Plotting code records

━━━━

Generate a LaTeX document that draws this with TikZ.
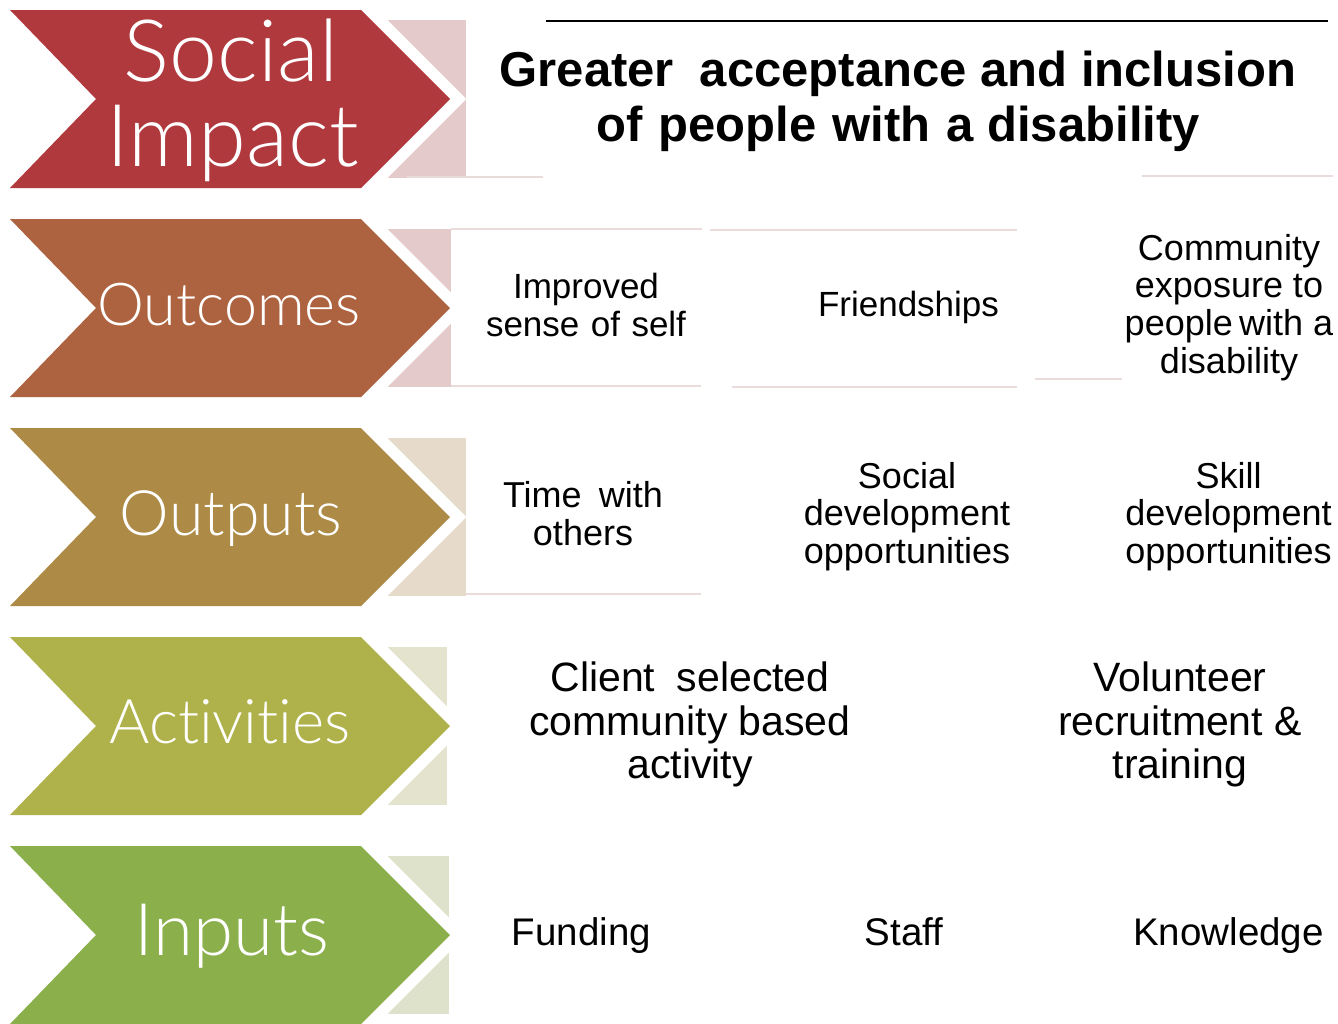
\documentclass[tikz,border=0pt]{standalone}
\usepackage{fontspec}
\setmainfont{Liberation Sans}
\IfFontExistsTF{Lato Light}{\newfontfamily\lightfont[Ligatures=NoCommon]{Lato Light}}{\newfontfamily\lightfont[Ligatures=NoCommon]{Lato}}

% chevron fills
\definecolor{cRed}{HTML}{B0393E}
\definecolor{cBrown}{HTML}{AE6340}
\definecolor{cGold}{HTML}{AD8A45}
\definecolor{cOlive}{HTML}{AFB24A}
\definecolor{cGreen}{HTML}{8BB04B}
% pale blocks behind the chevron tips
\definecolor{lRed}{HTML}{E5CACB}
\definecolor{lGold}{HTML}{E6DACB}
\definecolor{lOlive}{HTML}{E4E3CE}
\definecolor{lGreen}{HTML}{DFE2CB}
% faint box edges
\definecolor{lineC}{HTML}{EBDCDC}

% invisible strut fixing the top of a first text line
\newcommand{\ls}{\vrule width 0pt height .75em depth 0pt\relax}
\newcommand{\chevlabel}[2]{\resizebox{#1}{!}{\lightfont #2}}

\begin{document}
\begin{tikzpicture}[x=1pt,y=-1pt,
  band/.style={draw=white, line width=23pt, line join=miter, miter limit=10},
  rowtext/.style={inner sep=0pt, align=center, text=black},
  chevtext/.style={inner sep=0pt, anchor=base, text=white},
  faint/.style={draw=lineC, line width=2pt}]
\useasboundingbox (0,0) rectangle (1338,1023);

% five chevrons, each with a pale block cut by a white band
\foreach \t/\fc/\lc/\rx in {10/cRed/lRed/466, 219/cBrown/lRed/451, 428/cGold/lGold/466, 637/cOlive/lOlive/447, 846/cGreen/lGreen/449}{
  \fill[\lc] (388,\t+10) rectangle (\rx,\t+168);
  \path[band] (10,\t) -- (361,\t) -- (450,\t+89) -- (361,\t+178) -- (10,\t+178) -- (96,\t+89) -- cycle;
  \fill[\fc] (10,\t) -- (361,\t) -- (450,\t+89) -- (361,\t+178) -- (10,\t+178) -- (96,\t+89) -- cycle;
}

% chevron labels
\node[chevtext] (social) at (231,81) {\chevlabel{214pt}{Social}};
\node[chevtext] (impact) at (233,166) {\chevlabel{252pt}{Impact}};
\node[chevtext] (outcomes) at (229,325) {\chevlabel{263pt}{Outcomes}};
\node[chevtext] (outputs) at (231,535) {\chevlabel{222pt}{Outputs}};
\node[chevtext] (activities) at (230,743) {\chevlabel{241pt}{Activities}};
\node[chevtext] (inputs) at (232,955) {\chevlabel{194pt}{Inputs}};

% rules and faint box edges
\draw[line width=2pt] (546,20.5) -- (1328,20.5);
\draw[faint] (407,177) -- (543,177);
\draw[faint] (1142,176) -- (1333,176);
\draw[faint] (451,229) -- (702,229);
\draw[faint] (710,230) -- (1017,230);
\draw[faint] (451,386) -- (701,386);
\draw[faint] (732,387) -- (1017,387);
\draw[faint] (1035,379) -- (1122,379);
\draw[faint] (466,594) -- (701,594);

% social impact
\node[rowtext, anchor=north, font=\bfseries\fontsize{49}{55}\selectfont] (goal) at (898,49.25)
  {\ls Greater\hspace{.25em} acceptance and inclusion\\of\hspace{.05em} people\hspace{.05em} with\hspace{.05em} a disability};

% outcomes
\node[rowtext, anchor=north, font=\fontsize{35}{38.5}\selectfont] (self) at (586,271.75)
  {\ls Improved\\sense\hspace{.05em} of\hspace{.05em} self};
\node[rowtext, anchor=base, font=\fontsize{35}{38}\selectfont] (friends) at (908.5,316) {Friendships};
\node[rowtext, anchor=north, font=\fontsize{36}{37.7}\selectfont] (exposure) at (1229,233)
  {\ls Community\\exposure to\\people\hspace{-.1em} with a\\disability};

% outputs
\node[rowtext, anchor=north, font=\fontsize{36}{38}\selectfont] (time) at (583,480)
  {\ls Time\hspace{.2em} with\\others};
\node[rowtext, anchor=north, font=\fontsize{36}{37.5}\selectfont] (socdev) at (907,461)
  {\ls Social\\development\\opportunities};
\node[rowtext, anchor=north, font=\fontsize{36}{37.5}\selectfont] (skilldev) at (1228.5,461)
  {\ls Skill\\development\\opportunities};

% activities
\node[rowtext, anchor=north, font=\fontsize{41}{43.5}\selectfont] (client) at (690,661)
  {\ls Client\hspace{.25em} selected\\community based\\activity};
\node[rowtext, anchor=north, font=\fontsize{41}{43.5}\selectfont] (volunteer) at (1180,661)
  {\ls Volunteer\\recruitment \&\\training};

% inputs
\node[rowtext, anchor=base, font=\fontsize{38.5}{43}\selectfont] (funding) at (581.5,945) {Funding};
\node[rowtext, anchor=base, font=\fontsize{38.5}{43}\selectfont] (staff) at (904,945) {Staff};
\node[rowtext, anchor=base, font=\fontsize{38.5}{43}\selectfont] (knowledge) at (1228.5,945) {Knowledge};
\end{tikzpicture}
\end{document}
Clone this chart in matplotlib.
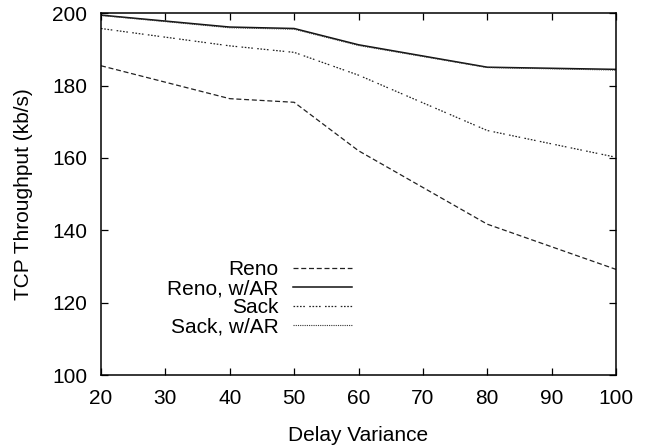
import matplotlib
matplotlib.use("Agg")
import matplotlib.pyplot as plt

plt.rcParams['font.family'] = ['Liberation Sans', 'DejaVu Sans']

delay = [20, 40, 50, 60, 80, 100]
reno = [185.5, 176.4, 175.4, 162.0, 141.7, 129.2]
reno_ar = [199.5, 196.2, 195.8, 191.3, 185.1, 184.5]
sack = [195.8, 191.0, 189.2, 182.9, 167.6, 160.2]
sack_ar = [199.4, 196.0, 195.6, 191.1, 185.0, 184.3]

labels = ['Reno', 'Reno, w/AR', 'Sack', 'Sack, w/AR']
xticks = [20, 30, 40, 50, 60, 70, 80, 90, 100]
yticks = [100, 120, 140, 160, 180, 200]

fs = 15

fig = plt.figure(figsize=(6.5, 4.45), dpi=100)
ax = fig.add_axes([0.1554, 0.1573, 0.7923, 0.8128])

ax.plot(delay, reno, color='#222222', lw=0.9, dashes=(4, 2.2), label=labels[0])
ax.plot(delay, reno_ar, color='#111111', lw=1.1, label=labels[1])
ax.plot(delay, sack, color='#222222', lw=0.9,
        dashes=(1.3, 1.3, 1.3, 1.3, 1.3, 1.3, 1.3, 3.5), label=labels[2])
ax.plot(delay, sack_ar, color='#333333', lw=0.8, dashes=(1, 1), label=labels[3])

ax.set_xlim(20, 100)
ax.set_ylim(100, 200)
ax.set_xticks(xticks)
ax.set_yticks(yticks)
ax.tick_params(direction='in', length=5, width=0.9, top=True, right=True,
               labelsize=fs)
ax.tick_params(axis='x', pad=10)
ax.tick_params(axis='y', pad=10)
for s in ax.spines.values():
    s.set_linewidth(1.1)

ax.set_xlabel('Delay Variance', fontsize=fs, labelpad=13)
ax.set_ylabel('TCP Throughput (kb/s)', fontsize=fs, labelpad=14)

# markerfirst=False right-aligns rows, so labels end flush against the samples
ax.legend(loc='upper right', bbox_to_anchor=(0.507, 0.346), frameon=False,
          markerfirst=False, fontsize=fs, handlelength=2.8,
          handletextpad=0.7, labelspacing=0.0, borderpad=0.0)

fig.savefig('out.png', dpi=100)
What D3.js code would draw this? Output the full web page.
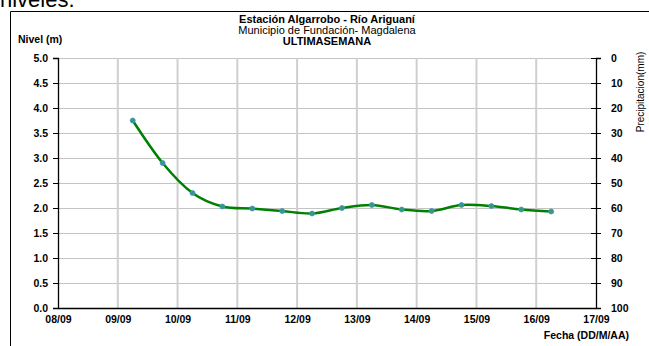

━━━━

» **GOAL**
Reproduce the material word for word. Any pictures should be left out of the copy.

» **RESULT**
Generate a LaTeX document that draws this with TikZ.
\documentclass[tikz,border=0pt]{standalone}
\usepackage{fontspec}
\setmainfont{Liberation Sans}
\IfFontExistsTF{Lato Light}{\newfontfamily\lightfont[Ligatures=NoCommon]{Lato Light}}{\newfontfamily\lightfont[Ligatures=NoCommon]{Lato}}

% chevron fills
\definecolor{cRed}{HTML}{B0393E}
\definecolor{cBrown}{HTML}{AE6340}
\definecolor{cGold}{HTML}{AD8A45}
\definecolor{cOlive}{HTML}{AFB24A}
\definecolor{cGreen}{HTML}{8BB04B}
% pale blocks behind the chevron tips
\definecolor{lRed}{HTML}{E5CACB}
\definecolor{lGold}{HTML}{E6DACB}
\definecolor{lOlive}{HTML}{E4E3CE}
\definecolor{lGreen}{HTML}{DFE2CB}
% faint box edges
\definecolor{lineC}{HTML}{EBDCDC}

% invisible strut fixing the top of a first text line
\newcommand{\ls}{\vrule width 0pt height .75em depth 0pt\relax}
\newcommand{\chevlabel}[2]{\resizebox{#1}{!}{\lightfont #2}}

\begin{document}
\begin{tikzpicture}[x=1pt,y=-1pt,
  band/.style={draw=white, line width=23pt, line join=miter, miter limit=10},
  rowtext/.style={inner sep=0pt, align=center, text=black},
  chevtext/.style={inner sep=0pt, anchor=base, text=white},
  faint/.style={draw=lineC, line width=2pt}]
\useasboundingbox (0,0) rectangle (1338,1023);

% five chevrons, each with a pale block cut by a white band
\foreach \t/\fc/\lc/\rx in {10/cRed/lRed/466, 219/cBrown/lRed/451, 428/cGold/lGold/466, 637/cOlive/lOlive/447, 846/cGreen/lGreen/449}{
  \fill[\lc] (388,\t+10) rectangle (\rx,\t+168);
  \path[band] (10,\t) -- (361,\t) -- (450,\t+89) -- (361,\t+178) -- (10,\t+178) -- (96,\t+89) -- cycle;
  \fill[\fc] (10,\t) -- (361,\t) -- (450,\t+89) -- (361,\t+178) -- (10,\t+178) -- (96,\t+89) -- cycle;
}

% chevron labels
\node[chevtext] (social) at (231,81) {\chevlabel{214pt}{Social}};
\node[chevtext] (impact) at (233,166) {\chevlabel{252pt}{Impact}};
\node[chevtext] (outcomes) at (229,325) {\chevlabel{263pt}{Outcomes}};
\node[chevtext] (outputs) at (231,535) {\chevlabel{222pt}{Outputs}};
\node[chevtext] (activities) at (230,743) {\chevlabel{241pt}{Activities}};
\node[chevtext] (inputs) at (232,955) {\chevlabel{194pt}{Inputs}};

% rules and faint box edges
\draw[line width=2pt] (546,20.5) -- (1328,20.5);
\draw[faint] (407,177) -- (543,177);
\draw[faint] (1142,176) -- (1333,176);
\draw[faint] (451,229) -- (702,229);
\draw[faint] (710,230) -- (1017,230);
\draw[faint] (451,386) -- (701,386);
\draw[faint] (732,387) -- (1017,387);
\draw[faint] (1035,379) -- (1122,379);
\draw[faint] (466,594) -- (701,594);

% social impact
\node[rowtext, anchor=north, font=\bfseries\fontsize{49}{55}\selectfont] (goal) at (898,49.25)
  {\ls Greater\hspace{.25em} acceptance and inclusion\\of\hspace{.05em} people\hspace{.05em} with\hspace{.05em} a disability};

% outcomes
\node[rowtext, anchor=north, font=\fontsize{35}{38.5}\selectfont] (self) at (586,271.75)
  {\ls Improved\\sense\hspace{.05em} of\hspace{.05em} self};
\node[rowtext, anchor=base, font=\fontsize{35}{38}\selectfont] (friends) at (908.5,316) {Friendships};
\node[rowtext, anchor=north, font=\fontsize{36}{37.7}\selectfont] (exposure) at (1229,233)
  {\ls Community\\exposure to\\people\hspace{-.1em} with a\\disability};

% outputs
\node[rowtext, anchor=north, font=\fontsize{36}{38}\selectfont] (time) at (583,480)
  {\ls Time\hspace{.2em} with\\others};
\node[rowtext, anchor=north, font=\fontsize{36}{37.5}\selectfont] (socdev) at (907,461)
  {\ls Social\\development\\opportunities};
\node[rowtext, anchor=north, font=\fontsize{36}{37.5}\selectfont] (skilldev) at (1228.5,461)
  {\ls Skill\\development\\opportunities};

% activities
\node[rowtext, anchor=north, font=\fontsize{41}{43.5}\selectfont] (client) at (690,661)
  {\ls Client\hspace{.25em} selected\\community based\\activity};
\node[rowtext, anchor=north, font=\fontsize{41}{43.5}\selectfont] (volunteer) at (1180,661)
  {\ls Volunteer\\recruitment \&\\training};

% inputs
\node[rowtext, anchor=base, font=\fontsize{38.5}{43}\selectfont] (funding) at (581.5,945) {Funding};
\node[rowtext, anchor=base, font=\fontsize{38.5}{43}\selectfont] (staff) at (904,945) {Staff};
\node[rowtext, anchor=base, font=\fontsize{38.5}{43}\selectfont] (knowledge) at (1228.5,945) {Knowledge};
\end{tikzpicture}
\end{document}
Clone this chart in matplotlib.
import matplotlib
matplotlib.use("Agg")
import matplotlib.pyplot as plt

plt.rcParams['font.family'] = ['Liberation Sans', 'DejaVu Sans']

delay = [20, 40, 50, 60, 80, 100]
reno = [185.5, 176.4, 175.4, 162.0, 141.7, 129.2]
reno_ar = [199.5, 196.2, 195.8, 191.3, 185.1, 184.5]
sack = [195.8, 191.0, 189.2, 182.9, 167.6, 160.2]
sack_ar = [199.4, 196.0, 195.6, 191.1, 185.0, 184.3]

labels = ['Reno', 'Reno, w/AR', 'Sack', 'Sack, w/AR']
xticks = [20, 30, 40, 50, 60, 70, 80, 90, 100]
yticks = [100, 120, 140, 160, 180, 200]

fs = 15

fig = plt.figure(figsize=(6.5, 4.45), dpi=100)
ax = fig.add_axes([0.1554, 0.1573, 0.7923, 0.8128])

ax.plot(delay, reno, color='#222222', lw=0.9, dashes=(4, 2.2), label=labels[0])
ax.plot(delay, reno_ar, color='#111111', lw=1.1, label=labels[1])
ax.plot(delay, sack, color='#222222', lw=0.9,
        dashes=(1.3, 1.3, 1.3, 1.3, 1.3, 1.3, 1.3, 3.5), label=labels[2])
ax.plot(delay, sack_ar, color='#333333', lw=0.8, dashes=(1, 1), label=labels[3])

ax.set_xlim(20, 100)
ax.set_ylim(100, 200)
ax.set_xticks(xticks)
ax.set_yticks(yticks)
ax.tick_params(direction='in', length=5, width=0.9, top=True, right=True,
               labelsize=fs)
ax.tick_params(axis='x', pad=10)
ax.tick_params(axis='y', pad=10)
for s in ax.spines.values():
    s.set_linewidth(1.1)

ax.set_xlabel('Delay Variance', fontsize=fs, labelpad=13)
ax.set_ylabel('TCP Throughput (kb/s)', fontsize=fs, labelpad=14)

# markerfirst=False right-aligns rows, so labels end flush against the samples
ax.legend(loc='upper right', bbox_to_anchor=(0.507, 0.346), frameon=False,
          markerfirst=False, fontsize=fs, handlelength=2.8,
          handletextpad=0.7, labelspacing=0.0, borderpad=0.0)

fig.savefig('out.png', dpi=100)
What D3.js code would draw this? Output the full web page.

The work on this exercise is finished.